At the 1866 constitutional convention Phillips, by then Speaker of the House, worked to enact a strict Black Code that allowed freedmen no political rights but did extend to them certain property rights. When the voters rejected this constitution as too liberal, Phillips, convinced that a less generous approach would invite military intervention, retired, for a time, from public life. (Indeed in 1868 "blacks, scalawags, and carpetbaggers--fulfilling Phillips's prophecy--wrote a remarkably democratic state constitution that included full political rights for blacks.")

By 1868, according to Miller, Phillips "had reassessed the state's relationship to the federal government and had accepted the legitimacy of Congressional Reconstruction." The South had lost; he "acquiesced to the constitutional reality of black suffrage."

Phillips was among North Carolina moderates who actually voted a Republican ticket in 1868 rather than endorse the Democrats' outrageous tactics to keep the black vote in check. But he still viewed black enfranchisement as a matter of expediency rather than justice. The credit for his final transformation belongs to Albion Tourgée, who by 1868 was a superior court judge in Guilford County. Writes Miller, "Tourgée's fine legal mind and his impartiality on the bench in the face of increased Klan hostility enhanced Phillips's admiration for the man and fostered a friendship that would culminate in collaboration on the Plessy case in 1896."

In 1870 Phillips ran as a Republican for state attorney general. He lost, of course, but from his new Republican loyalty "there would be no backsliding." In 1872 President Grant appointed him solicitor general of the United States. As advocate for the federal government's positions he "wrote consistnetly strong briefs . . . based on egalitarian principles."

Plessy v. Ferguson was not the first case in which Phillips' work got Justice Harlan's attention. In the Civil Rights Cases of 1883, his task was to defend the Civil Rights Act of 1875, a law that required equal access to privately owned "public accommodations." Taking the then logical but now inconceivable position that the 13th Amendment's prohibitions of "slavery [and] involuntary servitude" were to be read expansively, he argued that the legislation was protected by it as well as the 14th amendment. Writes Miller,

As Harlan was to do later in his [dissenting] opinion, the North Carolinian returned to Blackstone to argue that the power of locomotion [i.e., mobility] was an essential right of freedom. Slavery had violated that right, and the institution's abolition, therefore, ostensibly freed blacks from impositions on their freedom of movement. Locomotion, however, should not be defined merely as the absence of confinement, Phillips continued, but rather as an expansive right which included mobility on highways, common carriers, and freedom to use public inns.
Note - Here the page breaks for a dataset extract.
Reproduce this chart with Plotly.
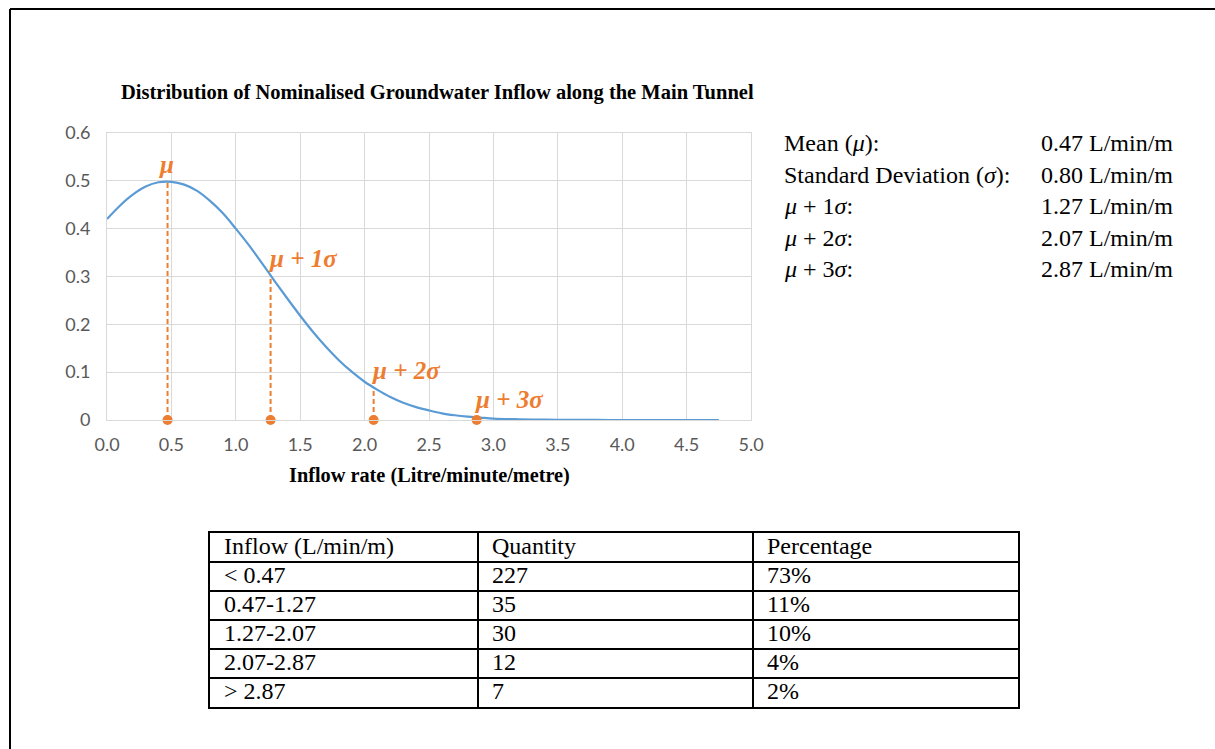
import plotly.graph_objects as go

# body margin is removed by a post script -> figure fills the 1215x749 page
OFF = 0
W, H = 1215, 749

# ---------------- data ----------------
curve_x = [0.0, 0.1, 0.2, 0.3, 0.4, 0.5, 0.6, 0.7, 0.8, 0.9, 1.0, 1.1, 1.2, 1.3, 1.4,
           1.5, 1.6, 1.7, 1.8, 1.9, 2.0, 2.1, 2.2, 2.3, 2.4, 2.5, 2.6, 2.7, 2.8, 2.9,
           3.0, 3.2, 3.4, 3.6, 3.8, 4.0, 4.2, 4.4, 4.6, 4.75]
curve_y = [0.420, 0.448, 0.471, 0.488, 0.497, 0.498, 0.492, 0.479, 0.458, 0.432,
           0.400, 0.366, 0.329, 0.291, 0.254, 0.218, 0.184, 0.153, 0.125, 0.101,
           0.080, 0.063, 0.048, 0.036, 0.027, 0.020, 0.014, 0.010, 0.007, 0.005,
           0.003, 0.0015, 0.0006, 0.0002, 0.0001, 0.0, 0.0, 0.0, 0.0, 0.0]

sigma_x = [0.47, 1.27, 2.07, 2.87]
sigma_y = [0.499, 0.302, 0.068, 0.006]
sigma_labels = ["μ", "μ + 1σ", "μ + 2σ", "μ + 3σ"]

x_ticks = [0.0, 0.5, 1.0, 1.5, 2.0, 2.5, 3.0, 3.5, 4.0, 4.5, 5.0]
y_ticks = [0, 0.1, 0.2, 0.3, 0.4, 0.5, 0.6]

stat_labels = ["Mean (<i>μ</i>):", "Standard Deviation (<i>σ</i>):",
               "<i>μ</i> + 1<i>σ</i>:", "<i>μ</i> + 2<i>σ</i>:", "<i>μ</i> + 3<i>σ</i>:"]
stat_values = ["0.47 L/min/m", "0.80 L/min/m", "1.27 L/min/m", "2.07 L/min/m", "2.87 L/min/m"]

table_header = ["Inflow (L/min/m)", "Quantity", "Percentage"]
inflow_ranges = ["< 0.47", "0.47-1.27", "1.27-2.07", "2.07-2.87", "> 2.87"]
quantities = [227, 35, 30, 12, 7]
percentages = ["73%", "11%", "10%", "4%", "2%"]

# ---------------- styling ----------------
BLUE = "#5B9BD5"
ORANGE = "#ED7D31"
GRID = "#D9D9D9"
SERIF = "Liberation Serif"
TXT = 24


def px_x(p):
    return (p - OFF) / W


def px_y(p):
    return 1 - (p - OFF) / H


fig = go.Figure()

# dashed drop lines
for xv, yv in zip(sigma_x, sigma_y):
    fig.add_trace(go.Scatter(x=[xv, xv], y=[0, yv], mode="lines",
                             line=dict(color=ORANGE, width=2, dash="5px,3px"),
                             showlegend=False, hoverinfo="skip"))

# curve
fig.add_trace(go.Scatter(x=curve_x, y=curve_y, mode="lines",
                         line=dict(color=BLUE, width=2.2, shape="spline"),
                         showlegend=False))

# markers on the axis
fig.add_trace(go.Scatter(x=sigma_x, y=[0] * len(sigma_x), mode="markers",
                         marker=dict(color=ORANGE, size=10), cliponaxis=False,
                         showlegend=False))

# sigma labels
for i, (xv, yv, lab) in enumerate(zip(sigma_x, sigma_y, sigma_labels)):
    fig.add_annotation(x=xv - 0.01 if i == 0 else xv - 0.035, y=yv + 0.036,
                       xref="x", yref="y", text=f"<b><i>{lab}</i></b>",
                       showarrow=False, xanchor="center" if i == 0 else "left",
                       yanchor="middle",
                       font=dict(family=SERIF, size=25, color=ORANGE))

# ---------------- table (on its own axes) ----------------
col_edges = [0, 268, 543, 808]
col_pad = 14
table_cols = [[table_header[0]] + inflow_ranges,
              [table_header[1]] + [str(q) for q in quantities],
              [table_header[2]] + percentages]
n_rows = len(inflow_ranges) + 1
for c, col in enumerate(table_cols):
    fig.add_trace(go.Scatter(
        x=[col_edges[c] + col_pad] * n_rows,
        y=[r + 0.5 for r in range(n_rows)],
        mode="text", text=col, textposition="middle right",
        textfont=dict(family=SERIF, size=TXT, color="black"),
        xaxis="x2", yaxis="y2", cliponaxis=False, showlegend=False,
        hoverinfo="skip"))

# stats text at right
row_y = [143, 174.5, 206, 237.5, 269]
for ly, lab, val in zip(row_y, stat_labels, stat_values):
    fig.add_annotation(x=px_x(782), y=px_y(ly), xref="paper", yref="paper",
                       text=lab, showarrow=False, xanchor="left", yanchor="middle",
                       font=dict(family=SERIF, size=TXT, color="black"))
    fig.add_annotation(x=px_x(1039), y=px_y(ly), xref="paper", yref="paper",
                       text=val, showarrow=False, xanchor="left", yanchor="middle",
                       font=dict(family=SERIF, size=TXT, color="black"))

# chart title
fig.add_annotation(x=px_x(437), y=px_y(92), xref="paper", yref="paper",
                   text="<b>Distribution of Nominalised Groundwater Inflow along the Main Tunnel</b>",
                   showarrow=False, xanchor="center", yanchor="middle",
                   font=dict(family=SERIF, size=20.5, color="black"))

# x axis title
fig.add_annotation(x=px_x(429), y=px_y(476), xref="paper", yref="paper",
                   text="<b>Inflow rate (Litre/minute/metre)</b>",
                   showarrow=False, xanchor="center", yanchor="middle",
                   font=dict(family=SERIF, size=20.3, color="black"))

# outer frame
fig.add_shape(type="line", xref="paper", yref="paper",
              x0=px_x(10), x1=1.0, y0=px_y(9), y1=px_y(9),
              line=dict(color="black", width=2))
fig.add_shape(type="line", xref="paper", yref="paper",
              x0=px_x(10), x1=px_x(10), y0=px_y(9), y1=0.0,
              line=dict(color="black", width=2))

fig.update_layout(
    width=W, height=H,
    margin=dict(l=0, r=0, t=0, b=0, pad=0, autoexpand=False),
    paper_bgcolor="white", plot_bgcolor="white",
    showlegend=False,
    xaxis=dict(domain=[px_x(107), px_x(751)], range=[0, 5], automargin=False,
               tickvals=x_ticks, tickformat=".1f",
               showgrid=True, gridcolor=GRID, gridwidth=1, zeroline=False,
               showline=True, linecolor=GRID, linewidth=1, mirror=True,
               ticks="outside", ticklen=8, tickcolor="rgba(0,0,0,0)",
               tickfont=dict(family="Lato", size=18, color="#595959"),
               fixedrange=True),
    yaxis=dict(domain=[px_y(420), px_y(133)], range=[0, 0.6], automargin=False,
               tickvals=y_ticks,
               showgrid=True, gridcolor=GRID, gridwidth=1, zeroline=False,
               showline=True, linecolor=GRID, linewidth=1, mirror=True,
               ticks="outside", ticklen=12, tickcolor="rgba(0,0,0,0)",
               tickfont=dict(family="Lato", size=18, color="#595959"),
               fixedrange=True),
    xaxis2=dict(domain=[px_x(210), px_x(1018)], range=[0, col_edges[-1]],
                anchor="y2", tickvals=col_edges, showticklabels=False, automargin=False,
                showgrid=True, gridcolor="black", gridwidth=2, zeroline=False,
                showline=True, linecolor="black", linewidth=2, mirror=True,
                ticks="", fixedrange=True),
    yaxis2=dict(domain=[px_y(707), px_y(533)], range=[n_rows, 0],
                anchor="x2", tickvals=list(range(n_rows + 1)), showticklabels=False,
                automargin=False,
                showgrid=True, gridcolor="black", gridwidth=2, zeroline=False,
                showline=True, linecolor="black", linewidth=2, mirror=True,
                ticks="", fixedrange=True),
)

fig.write_html("out.html", config={"displayModeBar": False},
               post_script="document.body.style.margin='0';")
Racially motivated restrictions on such mobility were clear violations of the Thirteenth Amendment, constituting badges of servitude. If mobility were not equally accessible to all citizens, he warned, "the 'pursuit of happiness' will degenerate into a monopoly."


Phillips was clearly arguing against the grain of the Court and public opinion, but his efforts did not go unnoticed by an old friend. In 1885, by which time he was a private attorney, Tourgée asked him to help with Homer Plessy's case. Again he argued both the 13th and the 14th Amendments as guarantors of the right to travel without discrimination. The combination of his legal theories and Tourgée's powerful rhetoric certainly worked on Justic Harlan, though not, unfortunately, on a majority of the Court.
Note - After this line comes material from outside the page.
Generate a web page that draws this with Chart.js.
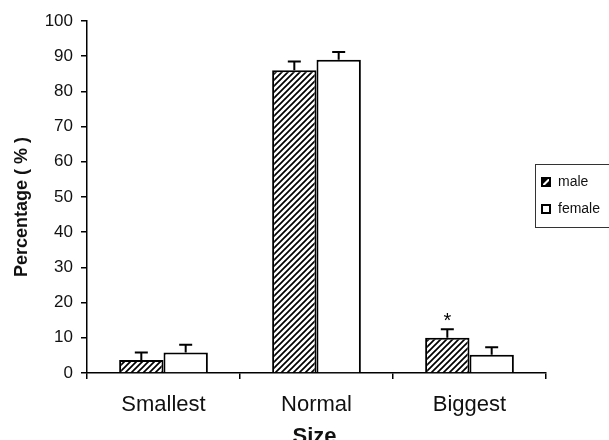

Philips outlived two wives, living long enough to cheer Booker T. Washington's dinner in the White House with Theodore Roosevelt. He'd traveled a long way from Chapel Hill. It'll be interesting to see what else we can learn about him from the new biography of Albion Tourgée.

*"Samuel Field Phillips: The Odyssey of a Southern Dissenter," North Carolina Historical Review 43 (1981): 263-80, by Robert D. Miller, assistant professor of history, Bennett College, Greensboro, N.C.